- EXERCISE PROMPT -
Below are some entries; can you quote all of them exactly?

###

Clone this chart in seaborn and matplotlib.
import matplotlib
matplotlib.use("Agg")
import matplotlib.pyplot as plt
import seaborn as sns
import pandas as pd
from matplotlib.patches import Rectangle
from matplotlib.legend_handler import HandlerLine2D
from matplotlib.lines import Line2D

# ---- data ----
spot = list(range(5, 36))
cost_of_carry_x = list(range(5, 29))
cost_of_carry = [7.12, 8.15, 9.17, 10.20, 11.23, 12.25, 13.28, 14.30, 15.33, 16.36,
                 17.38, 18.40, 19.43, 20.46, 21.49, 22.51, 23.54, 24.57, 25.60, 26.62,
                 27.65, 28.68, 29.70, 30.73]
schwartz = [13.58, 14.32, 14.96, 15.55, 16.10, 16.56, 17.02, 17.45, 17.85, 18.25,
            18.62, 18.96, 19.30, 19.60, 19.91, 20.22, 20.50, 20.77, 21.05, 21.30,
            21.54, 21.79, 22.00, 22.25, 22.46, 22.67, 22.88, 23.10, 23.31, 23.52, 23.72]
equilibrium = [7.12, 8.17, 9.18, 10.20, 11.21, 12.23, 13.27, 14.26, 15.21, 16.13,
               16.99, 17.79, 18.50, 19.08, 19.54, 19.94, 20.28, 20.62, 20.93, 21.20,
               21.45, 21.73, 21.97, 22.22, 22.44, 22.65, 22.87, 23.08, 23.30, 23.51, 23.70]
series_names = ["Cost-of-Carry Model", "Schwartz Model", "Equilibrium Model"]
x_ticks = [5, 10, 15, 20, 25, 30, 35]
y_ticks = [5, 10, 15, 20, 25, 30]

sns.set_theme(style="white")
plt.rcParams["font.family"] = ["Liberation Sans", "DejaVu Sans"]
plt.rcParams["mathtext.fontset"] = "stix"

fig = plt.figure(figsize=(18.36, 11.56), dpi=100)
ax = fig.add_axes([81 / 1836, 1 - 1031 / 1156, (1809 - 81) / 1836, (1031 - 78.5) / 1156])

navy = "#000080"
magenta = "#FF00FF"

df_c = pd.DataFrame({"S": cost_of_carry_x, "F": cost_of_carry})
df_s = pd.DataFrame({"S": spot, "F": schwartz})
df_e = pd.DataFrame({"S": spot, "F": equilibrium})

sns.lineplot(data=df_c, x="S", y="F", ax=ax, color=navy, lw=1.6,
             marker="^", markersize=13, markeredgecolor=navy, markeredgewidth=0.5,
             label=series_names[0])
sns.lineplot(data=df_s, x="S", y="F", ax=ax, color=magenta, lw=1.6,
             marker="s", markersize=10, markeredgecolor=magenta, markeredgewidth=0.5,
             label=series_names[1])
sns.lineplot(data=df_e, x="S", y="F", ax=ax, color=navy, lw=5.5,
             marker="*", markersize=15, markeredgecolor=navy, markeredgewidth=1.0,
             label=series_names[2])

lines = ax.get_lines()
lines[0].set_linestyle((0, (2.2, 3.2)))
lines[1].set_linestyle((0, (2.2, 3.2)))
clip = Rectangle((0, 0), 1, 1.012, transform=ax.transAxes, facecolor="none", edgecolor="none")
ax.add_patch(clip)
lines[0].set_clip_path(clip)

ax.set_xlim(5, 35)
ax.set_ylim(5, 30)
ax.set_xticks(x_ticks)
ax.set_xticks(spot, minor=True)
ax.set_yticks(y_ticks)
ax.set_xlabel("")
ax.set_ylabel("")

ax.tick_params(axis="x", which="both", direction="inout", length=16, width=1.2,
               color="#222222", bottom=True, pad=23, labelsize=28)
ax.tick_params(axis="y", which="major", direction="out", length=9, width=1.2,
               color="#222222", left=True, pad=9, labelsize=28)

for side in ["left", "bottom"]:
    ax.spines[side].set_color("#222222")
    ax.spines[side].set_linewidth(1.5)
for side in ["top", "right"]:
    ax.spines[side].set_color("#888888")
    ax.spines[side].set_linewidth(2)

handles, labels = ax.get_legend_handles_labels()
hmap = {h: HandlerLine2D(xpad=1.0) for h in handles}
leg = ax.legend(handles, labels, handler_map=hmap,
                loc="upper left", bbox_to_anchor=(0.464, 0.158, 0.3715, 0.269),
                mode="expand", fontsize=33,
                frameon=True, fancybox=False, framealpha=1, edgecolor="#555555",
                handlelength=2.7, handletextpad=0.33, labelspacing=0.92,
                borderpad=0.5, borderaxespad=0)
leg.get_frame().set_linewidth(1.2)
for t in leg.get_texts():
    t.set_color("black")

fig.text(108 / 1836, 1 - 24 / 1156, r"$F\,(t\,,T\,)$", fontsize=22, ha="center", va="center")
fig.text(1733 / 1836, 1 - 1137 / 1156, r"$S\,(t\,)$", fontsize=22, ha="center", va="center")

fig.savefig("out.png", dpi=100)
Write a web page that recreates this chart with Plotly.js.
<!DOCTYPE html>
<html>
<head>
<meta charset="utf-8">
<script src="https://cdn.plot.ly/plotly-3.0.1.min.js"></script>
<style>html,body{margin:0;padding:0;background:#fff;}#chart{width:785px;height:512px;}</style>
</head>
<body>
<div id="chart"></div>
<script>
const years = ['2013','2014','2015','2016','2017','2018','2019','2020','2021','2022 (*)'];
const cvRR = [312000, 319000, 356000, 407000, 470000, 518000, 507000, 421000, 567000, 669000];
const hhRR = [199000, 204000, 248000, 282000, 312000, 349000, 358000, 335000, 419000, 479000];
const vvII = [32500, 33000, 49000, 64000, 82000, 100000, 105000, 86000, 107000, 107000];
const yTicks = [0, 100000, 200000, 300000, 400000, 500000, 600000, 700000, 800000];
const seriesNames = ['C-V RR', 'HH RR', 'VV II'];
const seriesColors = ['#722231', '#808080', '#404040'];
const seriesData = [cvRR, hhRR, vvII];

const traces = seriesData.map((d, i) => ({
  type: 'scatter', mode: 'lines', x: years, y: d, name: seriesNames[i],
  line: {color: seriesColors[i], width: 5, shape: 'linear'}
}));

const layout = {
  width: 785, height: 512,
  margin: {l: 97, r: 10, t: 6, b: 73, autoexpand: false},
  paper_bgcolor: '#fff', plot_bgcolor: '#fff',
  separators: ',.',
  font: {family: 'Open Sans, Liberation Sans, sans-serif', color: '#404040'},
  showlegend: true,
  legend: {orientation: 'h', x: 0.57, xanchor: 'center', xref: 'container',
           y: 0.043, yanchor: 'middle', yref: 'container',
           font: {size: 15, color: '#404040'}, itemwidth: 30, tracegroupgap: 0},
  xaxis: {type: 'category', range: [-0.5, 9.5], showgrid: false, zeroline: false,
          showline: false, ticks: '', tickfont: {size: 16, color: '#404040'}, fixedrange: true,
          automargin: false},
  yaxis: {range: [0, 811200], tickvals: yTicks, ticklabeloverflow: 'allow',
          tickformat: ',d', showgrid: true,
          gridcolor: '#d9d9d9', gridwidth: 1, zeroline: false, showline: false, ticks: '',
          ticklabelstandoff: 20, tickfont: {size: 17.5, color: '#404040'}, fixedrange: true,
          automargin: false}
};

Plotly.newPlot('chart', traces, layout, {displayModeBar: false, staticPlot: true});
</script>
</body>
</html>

###

- ANSWER FOR THIS EXERCISE -
Clone this chart in seaborn and matplotlib.
import matplotlib
matplotlib.use("Agg")
import matplotlib.pyplot as plt
import seaborn as sns
import pandas as pd
from matplotlib.patches import Rectangle
from matplotlib.legend_handler import HandlerLine2D
from matplotlib.lines import Line2D

# ---- data ----
spot = list(range(5, 36))
cost_of_carry_x = list(range(5, 29))
cost_of_carry = [7.12, 8.15, 9.17, 10.20, 11.23, 12.25, 13.28, 14.30, 15.33, 16.36,
                 17.38, 18.40, 19.43, 20.46, 21.49, 22.51, 23.54, 24.57, 25.60, 26.62,
                 27.65, 28.68, 29.70, 30.73]
schwartz = [13.58, 14.32, 14.96, 15.55, 16.10, 16.56, 17.02, 17.45, 17.85, 18.25,
            18.62, 18.96, 19.30, 19.60, 19.91, 20.22, 20.50, 20.77, 21.05, 21.30,
            21.54, 21.79, 22.00, 22.25, 22.46, 22.67, 22.88, 23.10, 23.31, 23.52, 23.72]
equilibrium = [7.12, 8.17, 9.18, 10.20, 11.21, 12.23, 13.27, 14.26, 15.21, 16.13,
               16.99, 17.79, 18.50, 19.08, 19.54, 19.94, 20.28, 20.62, 20.93, 21.20,
               21.45, 21.73, 21.97, 22.22, 22.44, 22.65, 22.87, 23.08, 23.30, 23.51, 23.70]
series_names = ["Cost-of-Carry Model", "Schwartz Model", "Equilibrium Model"]
x_ticks = [5, 10, 15, 20, 25, 30, 35]
y_ticks = [5, 10, 15, 20, 25, 30]

sns.set_theme(style="white")
plt.rcParams["font.family"] = ["Liberation Sans", "DejaVu Sans"]
plt.rcParams["mathtext.fontset"] = "stix"

fig = plt.figure(figsize=(18.36, 11.56), dpi=100)
ax = fig.add_axes([81 / 1836, 1 - 1031 / 1156, (1809 - 81) / 1836, (1031 - 78.5) / 1156])

navy = "#000080"
magenta = "#FF00FF"

df_c = pd.DataFrame({"S": cost_of_carry_x, "F": cost_of_carry})
df_s = pd.DataFrame({"S": spot, "F": schwartz})
df_e = pd.DataFrame({"S": spot, "F": equilibrium})

sns.lineplot(data=df_c, x="S", y="F", ax=ax, color=navy, lw=1.6,
             marker="^", markersize=13, markeredgecolor=navy, markeredgewidth=0.5,
             label=series_names[0])
sns.lineplot(data=df_s, x="S", y="F", ax=ax, color=magenta, lw=1.6,
             marker="s", markersize=10, markeredgecolor=magenta, markeredgewidth=0.5,
             label=series_names[1])
sns.lineplot(data=df_e, x="S", y="F", ax=ax, color=navy, lw=5.5,
             marker="*", markersize=15, markeredgecolor=navy, markeredgewidth=1.0,
             label=series_names[2])

lines = ax.get_lines()
lines[0].set_linestyle((0, (2.2, 3.2)))
lines[1].set_linestyle((0, (2.2, 3.2)))
clip = Rectangle((0, 0), 1, 1.012, transform=ax.transAxes, facecolor="none", edgecolor="none")
ax.add_patch(clip)
lines[0].set_clip_path(clip)

ax.set_xlim(5, 35)
ax.set_ylim(5, 30)
ax.set_xticks(x_ticks)
ax.set_xticks(spot, minor=True)
ax.set_yticks(y_ticks)
ax.set_xlabel("")
ax.set_ylabel("")

ax.tick_params(axis="x", which="both", direction="inout", length=16, width=1.2,
               color="#222222", bottom=True, pad=23, labelsize=28)
ax.tick_params(axis="y", which="major", direction="out", length=9, width=1.2,
               color="#222222", left=True, pad=9, labelsize=28)

for side in ["left", "bottom"]:
    ax.spines[side].set_color("#222222")
    ax.spines[side].set_linewidth(1.5)
for side in ["top", "right"]:
    ax.spines[side].set_color("#888888")
    ax.spines[side].set_linewidth(2)

handles, labels = ax.get_legend_handles_labels()
hmap = {h: HandlerLine2D(xpad=1.0) for h in handles}
leg = ax.legend(handles, labels, handler_map=hmap,
                loc="upper left", bbox_to_anchor=(0.464, 0.158, 0.3715, 0.269),
                mode="expand", fontsize=33,
                frameon=True, fancybox=False, framealpha=1, edgecolor="#555555",
                handlelength=2.7, handletextpad=0.33, labelspacing=0.92,
                borderpad=0.5, borderaxespad=0)
leg.get_frame().set_linewidth(1.2)
for t in leg.get_texts():
    t.set_color("black")

fig.text(108 / 1836, 1 - 24 / 1156, r"$F\,(t\,,T\,)$", fontsize=22, ha="center", va="center")
fig.text(1733 / 1836, 1 - 1137 / 1156, r"$S\,(t\,)$", fontsize=22, ha="center", va="center")

fig.savefig("out.png", dpi=100)
Write a web page that recreates this chart with Plotly.js.
<!DOCTYPE html>
<html>
<head>
<meta charset="utf-8">
<script src="https://cdn.plot.ly/plotly-3.0.1.min.js"></script>
<style>html,body{margin:0;padding:0;background:#fff;}#chart{width:785px;height:512px;}</style>
</head>
<body>
<div id="chart"></div>
<script>
const years = ['2013','2014','2015','2016','2017','2018','2019','2020','2021','2022 (*)'];
const cvRR = [312000, 319000, 356000, 407000, 470000, 518000, 507000, 421000, 567000, 669000];
const hhRR = [199000, 204000, 248000, 282000, 312000, 349000, 358000, 335000, 419000, 479000];
const vvII = [32500, 33000, 49000, 64000, 82000, 100000, 105000, 86000, 107000, 107000];
const yTicks = [0, 100000, 200000, 300000, 400000, 500000, 600000, 700000, 800000];
const seriesNames = ['C-V RR', 'HH RR', 'VV II'];
const seriesColors = ['#722231', '#808080', '#404040'];
const seriesData = [cvRR, hhRR, vvII];

const traces = seriesData.map((d, i) => ({
  type: 'scatter', mode: 'lines', x: years, y: d, name: seriesNames[i],
  line: {color: seriesColors[i], width: 5, shape: 'linear'}
}));

const layout = {
  width: 785, height: 512,
  margin: {l: 97, r: 10, t: 6, b: 73, autoexpand: false},
  paper_bgcolor: '#fff', plot_bgcolor: '#fff',
  separators: ',.',
  font: {family: 'Open Sans, Liberation Sans, sans-serif', color: '#404040'},
  showlegend: true,
  legend: {orientation: 'h', x: 0.57, xanchor: 'center', xref: 'container',
           y: 0.043, yanchor: 'middle', yref: 'container',
           font: {size: 15, color: '#404040'}, itemwidth: 30, tracegroupgap: 0},
  xaxis: {type: 'category', range: [-0.5, 9.5], showgrid: false, zeroline: false,
          showline: false, ticks: '', tickfont: {size: 16, color: '#404040'}, fixedrange: true,
          automargin: false},
  yaxis: {range: [0, 811200], tickvals: yTicks, ticklabeloverflow: 'allow',
          tickformat: ',d', showgrid: true,
          gridcolor: '#d9d9d9', gridwidth: 1, zeroline: false, showline: false, ticks: '',
          ticklabelstandoff: 20, tickfont: {size: 17.5, color: '#404040'}, fixedrange: true,
          automargin: false}
};

Plotly.newPlot('chart', traces, layout, {displayModeBar: false, staticPlot: true});
</script>
</body>
</html>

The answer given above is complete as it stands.